Hundreds attended the Stand Together Resource Fair for Autism Services at the Michael J. Petrides Educational Complex, Sunnyside.(Staten Island Advance/Hilton Flores)
Eleanor Rosen, of Eltingville, wanted to learn more about health insurance for autism and recreational programs for her son, Matthew, who is hoping to play golf this summer.
“They have a lot to offer here,” she said. “This is helpful for parents.”
One seminar from behavior analyst Laura Kenneally focused on how technology — especially the iPad — can allow autistic people to better communicate.
Barbara D’Amora of Annadale said the iPad has helped her son Nick, 14. People often confuse his difficulty in communicating for a difficulty in thinking, Ms. D’Amora said. But recently, Nick told his mom he wanted a dog. She asked why, and he typed into his iPad, “Because they demand very little of me.”
Mrs. D’Amora was floored. And Nick now has a Cavalier King Charles Spaniel.
Jackie Tripodi, who works for Lifestyles for the Disabled and whose son has multiple disabilities, said the iPad is “priceless” tool for many disabled people, not just those with autism.
“It gives them an opportunity to be out in the community, to be productive members of society, to communicate,” Mrs. Tripodi said.
Molinaro’s office raffled off iPod Touch devices at the event — which can be used like iPads to help in communication.

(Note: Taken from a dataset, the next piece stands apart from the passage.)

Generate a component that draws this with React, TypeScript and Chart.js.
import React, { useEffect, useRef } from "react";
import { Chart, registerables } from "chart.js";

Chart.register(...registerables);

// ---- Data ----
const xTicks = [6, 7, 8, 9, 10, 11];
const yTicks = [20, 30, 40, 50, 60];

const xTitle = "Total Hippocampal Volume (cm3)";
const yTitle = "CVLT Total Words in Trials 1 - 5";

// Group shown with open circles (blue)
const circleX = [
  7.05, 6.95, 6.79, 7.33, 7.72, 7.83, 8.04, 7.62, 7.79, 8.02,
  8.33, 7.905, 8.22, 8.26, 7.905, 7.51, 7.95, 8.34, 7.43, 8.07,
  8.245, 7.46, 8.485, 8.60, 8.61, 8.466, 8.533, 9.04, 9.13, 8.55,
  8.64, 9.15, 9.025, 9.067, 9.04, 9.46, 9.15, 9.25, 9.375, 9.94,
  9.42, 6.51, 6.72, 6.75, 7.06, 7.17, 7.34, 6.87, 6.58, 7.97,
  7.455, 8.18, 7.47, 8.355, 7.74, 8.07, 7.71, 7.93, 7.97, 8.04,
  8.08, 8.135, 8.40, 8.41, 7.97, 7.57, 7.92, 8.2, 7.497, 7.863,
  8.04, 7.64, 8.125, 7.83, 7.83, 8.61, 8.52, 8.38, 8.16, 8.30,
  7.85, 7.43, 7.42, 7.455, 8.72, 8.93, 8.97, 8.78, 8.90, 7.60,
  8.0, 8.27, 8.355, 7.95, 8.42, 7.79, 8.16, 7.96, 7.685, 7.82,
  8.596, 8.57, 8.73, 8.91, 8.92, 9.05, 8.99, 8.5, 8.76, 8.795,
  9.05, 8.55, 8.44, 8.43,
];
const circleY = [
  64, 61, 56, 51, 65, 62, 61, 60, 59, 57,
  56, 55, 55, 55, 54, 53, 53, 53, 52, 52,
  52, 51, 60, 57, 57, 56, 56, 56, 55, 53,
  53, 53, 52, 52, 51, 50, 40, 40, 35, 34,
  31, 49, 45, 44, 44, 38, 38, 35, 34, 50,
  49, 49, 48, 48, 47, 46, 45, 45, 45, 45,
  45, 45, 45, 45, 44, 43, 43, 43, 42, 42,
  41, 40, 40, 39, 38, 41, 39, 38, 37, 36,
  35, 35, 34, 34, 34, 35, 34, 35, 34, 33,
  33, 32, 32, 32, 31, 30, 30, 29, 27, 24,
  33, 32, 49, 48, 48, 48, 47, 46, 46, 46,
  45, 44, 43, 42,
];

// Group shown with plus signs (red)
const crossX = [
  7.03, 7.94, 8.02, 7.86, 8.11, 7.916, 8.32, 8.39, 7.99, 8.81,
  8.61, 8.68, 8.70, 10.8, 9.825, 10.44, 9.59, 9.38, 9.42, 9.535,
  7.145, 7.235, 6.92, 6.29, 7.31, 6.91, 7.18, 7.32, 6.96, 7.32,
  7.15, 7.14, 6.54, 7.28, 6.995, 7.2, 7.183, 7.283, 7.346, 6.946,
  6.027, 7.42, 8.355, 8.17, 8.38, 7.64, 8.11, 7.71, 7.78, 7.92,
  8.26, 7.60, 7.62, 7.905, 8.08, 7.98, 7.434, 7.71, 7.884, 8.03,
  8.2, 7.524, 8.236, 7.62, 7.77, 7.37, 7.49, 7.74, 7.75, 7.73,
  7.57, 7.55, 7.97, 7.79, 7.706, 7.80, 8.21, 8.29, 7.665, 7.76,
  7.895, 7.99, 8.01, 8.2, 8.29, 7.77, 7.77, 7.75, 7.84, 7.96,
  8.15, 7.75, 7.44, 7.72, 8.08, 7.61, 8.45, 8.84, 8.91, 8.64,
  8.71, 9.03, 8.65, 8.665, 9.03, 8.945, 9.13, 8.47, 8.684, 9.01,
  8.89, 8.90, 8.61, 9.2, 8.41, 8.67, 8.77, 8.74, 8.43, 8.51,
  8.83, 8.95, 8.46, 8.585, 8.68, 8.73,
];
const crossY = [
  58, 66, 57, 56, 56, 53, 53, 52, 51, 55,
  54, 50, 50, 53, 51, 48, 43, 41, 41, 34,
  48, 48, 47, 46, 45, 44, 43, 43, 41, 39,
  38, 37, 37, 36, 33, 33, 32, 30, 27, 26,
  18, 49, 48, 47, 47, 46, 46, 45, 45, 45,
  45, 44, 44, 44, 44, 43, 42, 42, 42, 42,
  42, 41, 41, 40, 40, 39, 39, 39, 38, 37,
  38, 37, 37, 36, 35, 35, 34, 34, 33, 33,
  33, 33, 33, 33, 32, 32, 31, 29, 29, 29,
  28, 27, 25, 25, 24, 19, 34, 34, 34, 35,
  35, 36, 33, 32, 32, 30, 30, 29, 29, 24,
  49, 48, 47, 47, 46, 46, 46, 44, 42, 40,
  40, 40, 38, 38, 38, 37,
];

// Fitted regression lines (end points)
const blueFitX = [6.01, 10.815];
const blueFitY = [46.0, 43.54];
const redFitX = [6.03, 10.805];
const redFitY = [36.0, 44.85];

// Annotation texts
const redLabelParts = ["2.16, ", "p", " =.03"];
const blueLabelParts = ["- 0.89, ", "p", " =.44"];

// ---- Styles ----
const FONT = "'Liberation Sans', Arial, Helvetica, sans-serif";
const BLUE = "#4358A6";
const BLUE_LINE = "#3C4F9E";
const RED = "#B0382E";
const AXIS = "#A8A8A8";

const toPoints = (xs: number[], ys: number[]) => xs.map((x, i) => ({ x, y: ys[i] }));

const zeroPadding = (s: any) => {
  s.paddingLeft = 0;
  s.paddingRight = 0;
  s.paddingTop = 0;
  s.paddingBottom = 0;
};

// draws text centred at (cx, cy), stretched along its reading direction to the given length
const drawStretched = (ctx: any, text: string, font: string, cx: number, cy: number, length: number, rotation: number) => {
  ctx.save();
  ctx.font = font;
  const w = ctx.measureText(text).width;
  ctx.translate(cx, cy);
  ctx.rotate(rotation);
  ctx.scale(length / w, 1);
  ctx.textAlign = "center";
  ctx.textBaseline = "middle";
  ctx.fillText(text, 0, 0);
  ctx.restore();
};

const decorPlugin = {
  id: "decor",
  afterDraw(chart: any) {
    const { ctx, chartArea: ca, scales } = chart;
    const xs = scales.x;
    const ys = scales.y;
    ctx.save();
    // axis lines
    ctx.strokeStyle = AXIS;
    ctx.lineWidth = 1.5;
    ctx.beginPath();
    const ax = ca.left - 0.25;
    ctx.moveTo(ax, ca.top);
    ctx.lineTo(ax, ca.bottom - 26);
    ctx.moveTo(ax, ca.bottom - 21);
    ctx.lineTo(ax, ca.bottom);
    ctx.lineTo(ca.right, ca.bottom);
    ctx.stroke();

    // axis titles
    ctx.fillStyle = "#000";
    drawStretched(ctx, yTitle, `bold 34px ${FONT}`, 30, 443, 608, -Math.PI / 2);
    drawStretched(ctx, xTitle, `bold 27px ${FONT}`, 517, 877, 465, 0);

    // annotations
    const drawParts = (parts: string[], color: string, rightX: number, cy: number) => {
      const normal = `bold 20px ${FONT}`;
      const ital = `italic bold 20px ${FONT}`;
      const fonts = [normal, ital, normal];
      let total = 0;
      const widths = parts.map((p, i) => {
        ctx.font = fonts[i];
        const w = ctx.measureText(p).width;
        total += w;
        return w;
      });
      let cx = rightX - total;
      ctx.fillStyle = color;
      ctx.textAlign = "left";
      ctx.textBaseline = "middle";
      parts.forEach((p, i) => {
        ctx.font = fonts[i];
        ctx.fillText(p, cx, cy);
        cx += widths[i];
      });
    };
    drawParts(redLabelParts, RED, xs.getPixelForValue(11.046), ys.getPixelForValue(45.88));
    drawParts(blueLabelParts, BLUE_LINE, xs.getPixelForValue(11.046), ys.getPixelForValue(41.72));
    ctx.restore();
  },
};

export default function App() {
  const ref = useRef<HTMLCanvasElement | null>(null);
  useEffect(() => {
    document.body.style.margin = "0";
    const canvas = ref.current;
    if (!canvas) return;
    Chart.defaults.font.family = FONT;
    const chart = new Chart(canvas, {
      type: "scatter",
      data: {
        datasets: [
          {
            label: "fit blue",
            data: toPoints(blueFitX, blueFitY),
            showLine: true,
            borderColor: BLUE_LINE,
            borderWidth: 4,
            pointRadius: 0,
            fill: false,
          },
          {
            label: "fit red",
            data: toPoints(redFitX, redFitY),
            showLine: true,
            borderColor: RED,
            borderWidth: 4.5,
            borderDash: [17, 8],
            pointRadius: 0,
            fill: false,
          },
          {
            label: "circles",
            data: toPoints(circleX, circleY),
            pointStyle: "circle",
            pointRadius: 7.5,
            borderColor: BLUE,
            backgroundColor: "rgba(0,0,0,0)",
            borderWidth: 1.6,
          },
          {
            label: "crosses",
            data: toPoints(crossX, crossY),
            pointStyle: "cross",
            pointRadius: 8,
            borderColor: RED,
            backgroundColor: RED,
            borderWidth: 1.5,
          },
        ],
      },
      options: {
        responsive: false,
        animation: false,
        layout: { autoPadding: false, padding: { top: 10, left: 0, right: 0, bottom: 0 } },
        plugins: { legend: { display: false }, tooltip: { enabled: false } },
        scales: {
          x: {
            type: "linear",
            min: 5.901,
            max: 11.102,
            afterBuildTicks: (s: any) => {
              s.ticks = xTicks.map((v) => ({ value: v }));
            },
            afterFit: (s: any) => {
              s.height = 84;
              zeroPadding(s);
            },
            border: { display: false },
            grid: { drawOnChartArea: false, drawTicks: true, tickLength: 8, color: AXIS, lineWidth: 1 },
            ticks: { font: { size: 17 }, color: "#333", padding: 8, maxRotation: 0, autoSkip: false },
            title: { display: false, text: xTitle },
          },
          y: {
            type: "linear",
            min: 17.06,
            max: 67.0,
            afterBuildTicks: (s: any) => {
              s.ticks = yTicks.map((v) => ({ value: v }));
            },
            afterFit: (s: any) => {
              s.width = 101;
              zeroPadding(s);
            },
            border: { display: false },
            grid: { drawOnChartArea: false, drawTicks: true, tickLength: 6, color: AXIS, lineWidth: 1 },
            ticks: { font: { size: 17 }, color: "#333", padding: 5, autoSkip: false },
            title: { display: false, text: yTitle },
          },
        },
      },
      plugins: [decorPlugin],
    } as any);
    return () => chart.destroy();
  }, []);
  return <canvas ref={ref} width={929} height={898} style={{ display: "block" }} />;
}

There were lower-tech services on hand, too. Louis Raneri was offering information on a service he just started — Raneri Fitness, where he serves a personal trainer for those with special needs, who are often more sedentary than their typical peers.
“It’s so rewarding,” Raneri said.
Molinaro thanked the event’s sponsors, Northfield Bank, ShopRite, Costco, Dunkin Donuts, Richmond County Savings Bank and PC Richards, as well as the Advance and editor Brian Laline for highlighting the stories of Island families coping with autism in the newspaper and on its web site, www.silive.com, leading up to the forum.